■ Task: Begin with the first line and repeat exactly through the line containing "700, 800, 900];"; leave every image out.

■ Data section:

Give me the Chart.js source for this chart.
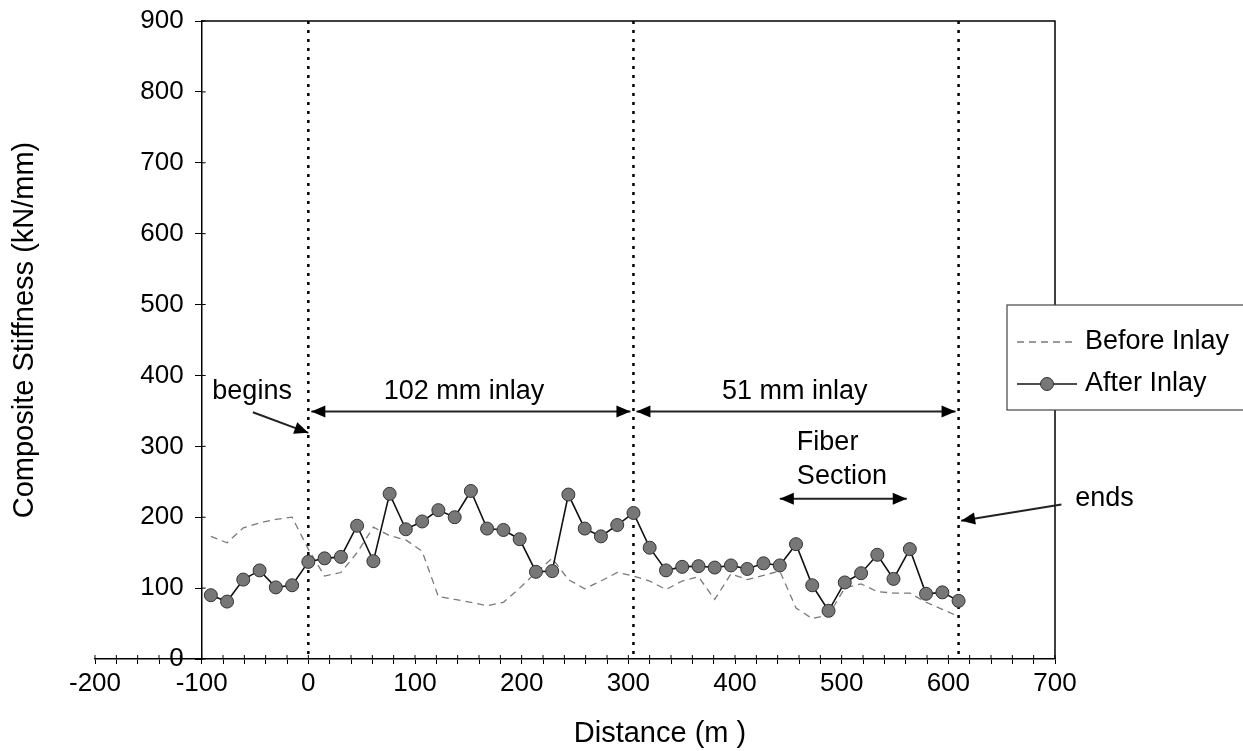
<!DOCTYPE html>
<html>
<head>
<meta charset="utf-8">
<script src="https://cdn.jsdelivr.net/npm/chart.js@4.4.0/dist/chart.umd.min.js"></script>
<style>
  html, body { margin: 0; padding: 0; background: #fff; }
</style>
</head>
<body>
<canvas id="stiffChart" width="1243" height="751"></canvas>
<script>
// distance along the section (m)
const distances = [
  -91.4, -76.2, -61.0, -45.7, -30.5, -15.2,
  0, 15.2, 30.5, 45.7, 61.0, 76.2, 91.4, 106.7, 121.9, 137.2, 152.4,
  167.6, 182.9, 198.1, 213.4, 228.6, 243.8, 259.1, 274.3, 289.6, 304.8,
  320.0, 335.3, 350.5, 365.8, 381.0, 396.2, 411.5, 426.7, 442.0, 457.2,
  472.4, 487.7, 502.9, 518.2, 533.4, 548.6, 563.9, 579.1, 594.4, 609.6
];
const beforeInlay = [
  173, 164, 185, 192, 197, 200,
  155, 117, 122, 150, 186, 174, 168, 152, 88, 84, 80,
  75, 80, 100, 122, 142, 112, 99, 110, 122, 117,
  110, 98, 110, 116, 84, 120, 112, 118, 124, 72,
  57, 62, 100, 106, 95, 93, 93, 80, 70, 60
];
const afterInlay = [
  90, 81, 112, 125, 101, 104,
  137, 142, 144, 188, 138, 233, 183, 194, 210, 200, 237,
  184, 182, 169, 123, 124, 232, 184, 173, 189, 206,
  157, 125, 130, 131, 129, 132, 127, 135, 132, 162,
  104, 68, 108, 121, 147, 113, 155, 92, 94, 82
];
const xTickLabels = [-200, -100, 0, 100, 200, 300, 400, 500, 600, 700];
const yTickLabels = [0, 100, 200, 300, 400, 500, 600, 700, 800, 900];

// annotations (data units)
const sectionLines = [0, 304.8, 609.6];
const inlayLabels = [
  { text: '102 mm inlay', x: 146, y: 377, from: 0, to: 304.8, arrowY: 349 },
  { text: '51 mm inlay', x: 456, y: 377, from: 304.8, to: 609.6, arrowY: 349 }
];
const fiberLabel = { lines: ['Fiber', 'Section'], x: 458, y: [305, 257], from: 442, to: 561, arrowY: 226 };
const beginsLabel = { text: 'begins', x: -90, y: 377, from: [-52, 348], to: [0, 319] };
const endsLabel = { text: 'ends', x: 719, y: 226, from: [706, 218], to: [612, 195] };

const FONT = '"Liberation Sans", Arial, sans-serif';
Chart.defaults.font.family = FONT;
Chart.defaults.color = '#000';

function arrowHead(ctx, x1, y1, x2, y2) {
  const a = Math.atan2(y2 - y1, x2 - x1);
  const len = 14, w = 6;
  ctx.beginPath();
  ctx.moveTo(x2, y2);
  ctx.lineTo(x2 - len * Math.cos(a) + w * Math.sin(a), y2 - len * Math.sin(a) - w * Math.cos(a));
  ctx.lineTo(x2 - len * Math.cos(a) - w * Math.sin(a), y2 - len * Math.sin(a) + w * Math.cos(a));
  ctx.closePath();
  ctx.fill();
}

function arrow(ctx, x1, y1, x2, y2, both) {
  ctx.beginPath();
  ctx.moveTo(x1, y1);
  ctx.lineTo(x2, y2);
  ctx.stroke();
  arrowHead(ctx, x1, y1, x2, y2);
  if (both) arrowHead(ctx, x2, y2, x1, y1);
}

const overlay = {
  id: 'overlay',
  beforeDatasetsDraw(chart) {
    const { ctx, scales: { x, y } } = chart;
    const px = v => x.getPixelForValue(v);
    const py = v => y.getPixelForValue(v);
    ctx.save();
    ctx.strokeStyle = '#000';
    ctx.lineWidth = 1.5;
    // frame top and right
    ctx.beginPath();
    ctx.moveTo(px(-100), py(900));
    ctx.lineTo(px(700), py(900));
    ctx.lineTo(px(700), py(0));
    ctx.stroke();
    // inner half of tick marks
    ctx.lineWidth = 1;
    ctx.beginPath();
    x.ticks.forEach(t => { ctx.moveTo(px(t.value), py(0)); ctx.lineTo(px(t.value), py(0) - 4); });
    y.ticks.forEach(t => { ctx.moveTo(px(-100), py(t.value)); ctx.lineTo(px(-100) + 4, py(t.value)); });
    ctx.stroke();
    // dotted section boundaries
    ctx.lineWidth = 2.5;
    ctx.setLineDash([3, 6]);
    ctx.beginPath();
    sectionLines.forEach(v => { ctx.moveTo(px(v), py(900)); ctx.lineTo(px(v), py(0)); });
    ctx.stroke();
    ctx.restore();
  },
  afterDraw(chart) {
    const { ctx, scales: { x, y } } = chart;
    const px = v => x.getPixelForValue(v);
    const py = v => y.getPixelForValue(v);
    ctx.save();
    ctx.fillStyle = '#000';
    ctx.strokeStyle = '#222';
    ctx.lineWidth = 2;
    ctx.textBaseline = 'middle';

    // y tick labels (axis sits at x = -100, labels to its left)
    ctx.font = '26px ' + FONT;
    ctx.textAlign = 'right';
    yTickLabels.forEach(v => ctx.fillText(String(v), px(-100) - 18, py(v)));

    ctx.font = '27px ' + FONT;
    inlayLabels.forEach(l => {
      ctx.textAlign = 'center';
      ctx.fillText(l.text, px(l.x), py(l.y));
      arrow(ctx, px(l.from) + 3, py(l.arrowY), px(l.to) - 3, py(l.arrowY), true);
    });

    ctx.textAlign = 'left';
    fiberLabel.lines.forEach((t, i) => ctx.fillText(t, px(fiberLabel.x), py(fiberLabel.y[i])));
    arrow(ctx, px(fiberLabel.from), py(fiberLabel.arrowY), px(fiberLabel.to), py(fiberLabel.arrowY), true);

    ctx.fillText(beginsLabel.text, px(beginsLabel.x), py(beginsLabel.y));
    arrow(ctx, px(beginsLabel.from[0]), py(beginsLabel.from[1]), px(beginsLabel.to[0]), py(beginsLabel.to[1]), false);

    ctx.fillText(endsLabel.text, px(endsLabel.x), py(endsLabel.y));
    arrow(ctx, px(endsLabel.from[0]), py(endsLabel.from[1]), px(endsLabel.to[0]), py(endsLabel.to[1]), false);

    // axis titles
    ctx.font = '29px ' + FONT;
    ctx.textAlign = 'center';
    ctx.fillText('Distance (m )', 660, 734);
    ctx.save();
    ctx.translate(25, 330);
    ctx.rotate(-Math.PI / 2);
    ctx.fillText('Composite Stiffness (kN/mm)', 0, 0);
    ctx.restore();

    // legend
    const lx = 1007, ly = 305, lw = 240, lh = 105;
    ctx.fillStyle = '#fff';
    ctx.fillRect(lx, ly, lw, lh);
    ctx.strokeStyle = '#444';
    ctx.lineWidth = 1.2;
    ctx.strokeRect(lx, ly, lw, lh);
    const ds = chart.data.datasets;
    const rows = [ly + 37, ly + 79];
    ds.forEach((d, i) => {
      const yy = rows[i];
      ctx.strokeStyle = d.borderColor;
      ctx.lineWidth = d.borderWidth;
      ctx.setLineDash(d.borderDash || []);
      ctx.beginPath();
      ctx.moveTo(lx + 10, yy);
      ctx.lineTo(lx + 70, yy);
      ctx.stroke();
      ctx.setLineDash([]);
      if (d.pointRadius > 0) {
        ctx.beginPath();
        ctx.arc(lx + 40, yy, d.pointRadius, 0, Math.PI * 2);
        ctx.fillStyle = d.pointBackgroundColor;
        ctx.fill();
        ctx.strokeStyle = d.pointBorderColor;
        ctx.lineWidth = 1;
        ctx.stroke();
      }
      ctx.fillStyle = '#000';
      ctx.font = '27px ' + FONT;
      ctx.textAlign = 'left';
      ctx.fillText(d.label, lx + 78, yy);
    });
    ctx.restore();
  }
};

new Chart(document.getElementById('stiffChart'), {
  type: 'line',
  data: {
    datasets: [
      {
        label: 'Before Inlay',
        data: distances.map((d, i) => ({ x: d, y: beforeInlay[i] })),
        borderColor: '#7a7a7a',
        borderWidth: 1.3,
        borderDash: [7, 5],
        pointRadius: 0,
        tension: 0,
        order: 2
      },
      {
        label: 'After Inlay',
        data: distances.map((d, i) => ({ x: d, y: afterInlay[i] })),
        borderColor: '#111',
        borderWidth: 1.6,
        pointRadius: 6.5,
        pointBackgroundColor: '#777',
        pointBorderColor: '#333',
        pointBorderWidth: 1,
        tension: 0,
        order: 1
      }
    ]
  },
  options: {
    responsive: false,
    animation: false,
    devicePixelRatio: 1,
    layout: { padding: { left: 95, right: 188, top: 21, bottom: 0 } },
    plugins: {
      legend: { display: false },
      tooltip: { enabled: false }
    },
    scales: {
      x: {
        type: 'linear',
        min: -200,
        max: 700,
        afterFit: s => { s.height = 92; },
        border: { display: true, color: '#000', width: 1.5 },
        grid: { display: true, drawOnChartArea: false, tickLength: 5, color: '#000' },
        ticks: {
          stepSize: 20,
          autoSkip: false,
          maxRotation: 0,
          padding: 4,
          font: { size: 26 },
          callback: v => xTickLabels.includes(Math.round(v)) ? String(Math.round(v)) : ''
        }
      },
      y: {
        type: 'linear',
        position: { x: -100 },
        min: 0,
        max: 900,
        border: { display: true, color: '#000', width: 1.5 },
        grid: { display: true, drawOnChartArea: false, tickLength: 6, color: '#000' },
        ticks: {
          stepSize: 100,
          display: false
        }
      }
    }
  },
  plugins: [overlay]
});
</script>
</body>
</html>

■ The solution:
Give me the Chart.js source for this chart.
<!DOCTYPE html>
<html>
<head>
<meta charset="utf-8">
<script src="https://cdn.jsdelivr.net/npm/chart.js@4.4.0/dist/chart.umd.min.js"></script>
<style>
  html, body { margin: 0; padding: 0; background: #fff; }
</style>
</head>
<body>
<canvas id="stiffChart" width="1243" height="751"></canvas>
<script>
// distance along the section (m)
const distances = [
  -91.4, -76.2, -61.0, -45.7, -30.5, -15.2,
  0, 15.2, 30.5, 45.7, 61.0, 76.2, 91.4, 106.7, 121.9, 137.2, 152.4,
  167.6, 182.9, 198.1, 213.4, 228.6, 243.8, 259.1, 274.3, 289.6, 304.8,
  320.0, 335.3, 350.5, 365.8, 381.0, 396.2, 411.5, 426.7, 442.0, 457.2,
  472.4, 487.7, 502.9, 518.2, 533.4, 548.6, 563.9, 579.1, 594.4, 609.6
];
const beforeInlay = [
  173, 164, 185, 192, 197, 200,
  155, 117, 122, 150, 186, 174, 168, 152, 88, 84, 80,
  75, 80, 100, 122, 142, 112, 99, 110, 122, 117,
  110, 98, 110, 116, 84, 120, 112, 118, 124, 72,
  57, 62, 100, 106, 95, 93, 93, 80, 70, 60
];
const afterInlay = [
  90, 81, 112, 125, 101, 104,
  137, 142, 144, 188, 138, 233, 183, 194, 210, 200, 237,
  184, 182, 169, 123, 124, 232, 184, 173, 189, 206,
  157, 125, 130, 131, 129, 132, 127, 135, 132, 162,
  104, 68, 108, 121, 147, 113, 155, 92, 94, 82
];
const xTickLabels = [-200, -100, 0, 100, 200, 300, 400, 500, 600, 700];
const yTickLabels = [0, 100, 200, 300, 400, 500, 600, 700, 800, 900];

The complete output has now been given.